Here are some expressed thoughts; these may seem fragmented, but it’s a train of thought that doesn’t have to feel complete.

I become the one I despise when I curse, “Crucify the murderer!”
Is it truly justice or mercy, if there is condemnation and punishment? I’ve heard of Mercy, but do I get to pick and choose to whom I give it? What if, by deciding the fate of a stranger to heaven or hell, I’ve actually decided my own? What if fate is not chosen from actions but by embracing identity How then, does Mercy truly triumph over judgment?

God does not come to condemn the world but to save it–the ones who outright reject him and defile his creation. He doesn’t see wretched sinners in need of saving; he sees sons and daughters born of himself who have forgotten their royal identity.

Punishment for a broken law is not justice. It is a violent cycle that will not end. Who decides the law-breaker’s punishment? Who decides the punishment for the judge when he falls short?

But God canceled all debts through Jesus, so that every one was reconciled to him as pure and blameless. How do we become Him?

“Do not be conformed to the patterns of this world…”: Have I have given the world power by listening to its voice and reproducing its words as if it is God?

Death comes to those who preach death (punishment), and Life abounds from those who bless it (show mercy).

“As Moses lifted up the serpent in the wilderness, even so must the Son of Man be lifted up; so that whoever believes will in him have eternal life” (John 3:14-15).

This is a startling confession. Jesus is equating himself with a serpent. It’s easy to curse a snake, but what if it is misunderstood? We tell ourselves that it’s wise to be afraid of snakes because they could kill us. If someone broke into your house and scared the life out of you, wouldn’t your response be similar to that of a snake bite? Maybe snakes don’t want to kill. The Israelites complain they would die in the desert (maybe because they were in snake country); what if God doesn’t send snakes to punish Israel, but God allows snakes to enter their camp because they are confessing with their mouths that death is near?

Moses puts a replica of it on a pole when they cry out for God to save them.

What is considered as evil and a creature of affliction now becomes a symbol of salvation. And Jesus says, “I am this misunderstood snake.”

We think God demands death for death, but Jesus comes to crucify the justice we demand and to open our eyes to see it really is never what we wanted. Death is used as a tool to bring the Way and Truth of Life.

Jesus was willing to become the murderer-snake because his way of justice as King is mercy.

Maybe murderers are kings who don’t know they wield their power in fear because they’ve never encountered mercy. Mercy creates life; fear destroys it.

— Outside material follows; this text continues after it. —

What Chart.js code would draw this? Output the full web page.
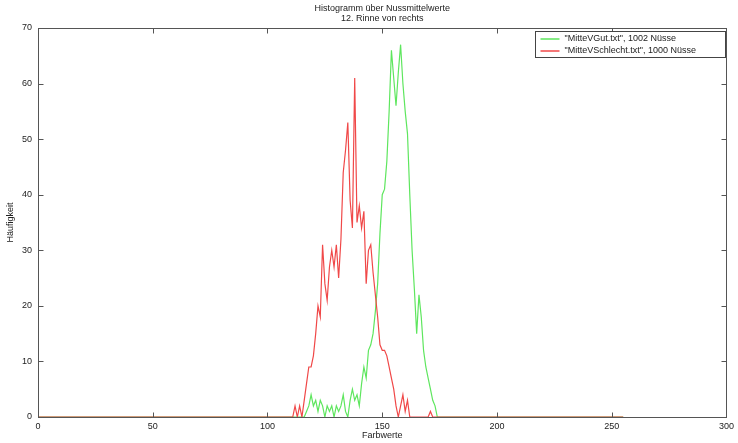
<!DOCTYPE html>
<html>
<head>
<meta charset="utf-8">
<script src="https://cdn.jsdelivr.net/npm/chart.js@4/dist/chart.umd.min.js"></script>
<style>
  html, body { margin: 0; padding: 0; background: #fff; }
  #wrap { width: 738px; height: 443px; }
</style>
</head>
<body>
<div id="wrap"><canvas id="histChart" width="738" height="443"></canvas></div>
<script>
// Titel und Beschriftungen
const titleLines = ['Histogramm über Nussmittelwerte', '12. Rinne von rechts'];
const xTitle = 'Farbwerte';
const yTitle = 'Häufigkeit';

// Farbwert-Klassen (außerhalb 110..176 überall 0)
const bins = [0,
  110, 111, 112, 113, 114, 115, 116, 117, 118, 119,
  120, 121, 122, 123, 124, 125, 126, 127, 128, 129,
  130, 131, 132, 133, 134, 135, 136, 137, 138, 139,
  140, 141, 142, 143, 144, 145, 146, 147, 148, 149,
  150, 151, 152, 153, 154, 155, 156, 157, 158, 159,
  160, 161, 162, 163, 164, 165, 166, 167, 168, 169,
  170, 171, 172, 173, 174, 175, 176,
  255];

// "MitteVGut.txt", 1002 Nüsse
const gutCounts = [0,
  0, 0, 0, 0, 0, 0, 0, 1, 2, 4,
  2, 3, 1, 3, 2, 0, 2, 1, 2, 0,
  2, 1, 2, 4, 1, 0, 3, 5, 3, 4,
  2, 6, 9, 7, 12, 13, 15, 19, 24, 33,
  40, 41, 46, 55, 66, 61, 56, 62, 67, 60,
  55, 51, 40, 30, 23, 15, 22, 18, 12, 9,
  7, 5, 3, 2, 0, 0, 0,
  0];

// "MitteVSchlecht.txt", 1000 Nüsse
const schlechtCounts = [0,
  0, 0, 2, 0, 2, 0, 3, 6, 9, 9,
  11, 15, 20, 18, 31, 24, 21, 27, 30, 27,
  31, 25, 32, 44, 48, 53, 39, 34, 61, 35,
  38, 34, 37, 24, 30, 31, 26, 22, 18, 13,
  12, 12, 11, 9, 7, 5, 2, 0, 2, 4,
  1, 3, 0, 0, 0, 0, 0, 0, 0, 0,
  0, 1, 0, 0, 0, 0, 0,
  0];

const seriesLabels = ['"MitteVGut.txt", 1002 Nüsse', '"MitteVSchlecht.txt", 1000 Nüsse'];
const seriesColors = ['#5ee65e', '#f04848'];

const xTicks = [0, 50, 100, 150, 200, 250, 300];
const yTicks = [0, 10, 20, 30, 40, 50, 60, 70];

Chart.defaults.font.family = '"Liberation Sans", Arial, sans-serif';
Chart.defaults.font.size = 9;
Chart.defaults.color = '#222';

// Rahmen, innere Teilstriche, Titel und Legende im MATLAB-Stil
const matlabBox = {
  id: 'matlabBox',
  afterDraw(chart) {
    const ctx = chart.ctx;
    const a = chart.chartArea;
    const xs = chart.scales.x;
    const ys = chart.scales.y;
    const L = Math.round(a.left) + 0.5, R = Math.round(a.right) + 0.5;
    const T = Math.round(a.top) + 0.5, B = Math.round(a.bottom) + 0.5;
    ctx.save();
    ctx.strokeStyle = '#555';
    ctx.lineWidth = 1;
    ctx.strokeRect(L, T, R - L, B - T);
    ctx.beginPath();
    xTicks.forEach(v => {
      const p = Math.round(xs.getPixelForValue(v)) + 0.5;
      ctx.moveTo(p, B); ctx.lineTo(p, B - 5);
      ctx.moveTo(p, T); ctx.lineTo(p, T + 5);
    });
    yTicks.forEach(v => {
      const p = Math.round(ys.getPixelForValue(v)) + 0.5;
      ctx.moveTo(L, p); ctx.lineTo(L + 5, p);
      ctx.moveTo(R, p); ctx.lineTo(R - 5, p);
    });
    ctx.stroke();

    // Titel
    ctx.fillStyle = '#222';
    ctx.font = '9px "Liberation Sans", Arial, sans-serif';
    ctx.textAlign = 'center';
    ctx.textBaseline = 'middle';
    const cx = (a.left + a.right) / 2;
    ctx.fillText(titleLines[0], cx, 9);
    ctx.fillText(titleLines[1], cx, 19);

    // Legende
    const lx = 535.5, ly = 31.5, lw = 190, lh = 26;
    ctx.fillStyle = '#fff';
    ctx.fillRect(lx, ly, lw, lh);
    ctx.strokeStyle = '#444';
    ctx.strokeRect(lx, ly, lw, lh);
    ctx.textAlign = 'left';
    seriesLabels.forEach((label, i) => {
      const yy = ly + 7 + i * 12;
      ctx.strokeStyle = seriesColors[i];
      ctx.lineWidth = 1.5;
      ctx.beginPath();
      ctx.moveTo(lx + 5, Math.round(yy));
      ctx.lineTo(lx + 24, Math.round(yy));
      ctx.stroke();
      ctx.fillStyle = '#222';
      ctx.fillText(label, lx + 29, yy);
    });
    ctx.restore();
  }
};

const toPoints = counts => bins.map((b, i) => ({ x: b, y: counts[i] }));

new Chart(document.getElementById('histChart'), {
  type: 'line',
  data: {
    datasets: [
      // order 1 = darunter, rote Kurve liegt oben
      { label: seriesLabels[0], data: toPoints(gutCounts), borderColor: seriesColors[0],
        borderWidth: 1.2, pointRadius: 0, tension: 0, fill: false, order: 1 },
      { label: seriesLabels[1], data: toPoints(schlechtCounts), borderColor: seriesColors[1],
        borderWidth: 1.2, pointRadius: 0, tension: 0, fill: false, order: 0 }
    ]
  },
  options: {
    responsive: false,
    animation: false,
    devicePixelRatio: 1,
    layout: { padding: { top: 28, right: 11, left: 0, bottom: 0 } },
    plugins: {
      legend: { display: false },
      title: { display: false },
      tooltip: { enabled: false }
    },
    scales: {
      x: {
        type: 'linear',
        min: 0,
        max: 300,
        afterBuildTicks: s => { s.ticks = xTicks.map(v => ({ value: v })); },
        afterFit: s => { s.height = 26; },
        grid: { display: false, drawTicks: false },
        border: { display: false },
        ticks: { padding: 4, maxRotation: 0, color: '#222' },
        title: { display: true, text: xTitle, color: '#222', padding: { top: 0, bottom: 2 } }
      },
      y: {
        min: 0,
        max: 70,
        afterBuildTicks: s => { s.ticks = yTicks.map(v => ({ value: v })); },
        afterFit: s => { s.width = 38; },
        grid: { display: false, drawTicks: false },
        border: { display: false },
        ticks: { padding: 6, color: '#222' },
        title: { display: true, text: yTitle, color: '#222', padding: { top: 5, bottom: 4 } }
      }
    }
  },
  plugins: [matlabBox]
});
</script>
</body>
</html>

Then another thought occurs:
What if we stopped mislabeling hatred as “racism” and called it for what it is: Fear and Misunderstanding of Man? Doesn’t that give dignity and a sense of kindness back to our humanity? We are very harsh on ourselves and our fellow men. “Racism” separates me from someone else, as if I am better because “That’s not me; I don’t struggle with it.” We label each other “snakes.” But everyone knows what it is like to be afraid of being hurt, to fearfully realize you are misunderstood. I have come face to face with the false belief that no one else thinks or believes just like me.

Are my emotions being manipulated by chaos in the world? Am I trying to cover up the reality that my blood is your blood is his blood is her blood? That my history is your history? I’m not talking about our individual stories and struggles and backgrounds; I’m referring to our humanity.

Justice says: I will stop this violent cycle of separating myself from my brother and sister. Mercy says, “You’re my equal.” Mercy is apologizing on behalf of the victimizer. Mercy is forgiving on behalf of the victim. Am I willing to take the place of the murderers and cheats, the betrayers and abusers, the narcissists and addicts? Am I willing to lay down my life without self-defense, so that the guilty might have another chance to choose life, or not? Am I willing to look him/her in the eyes and say, “I’m sorry that you are terrified; I don’t hold your actions against you because this really isn’t who you are; do not be afraid.”

Because maybe they don’t yet realize death isn’t what they really want. Maybe they just need someone to remind them they are sons and daughters of the God of Mercy.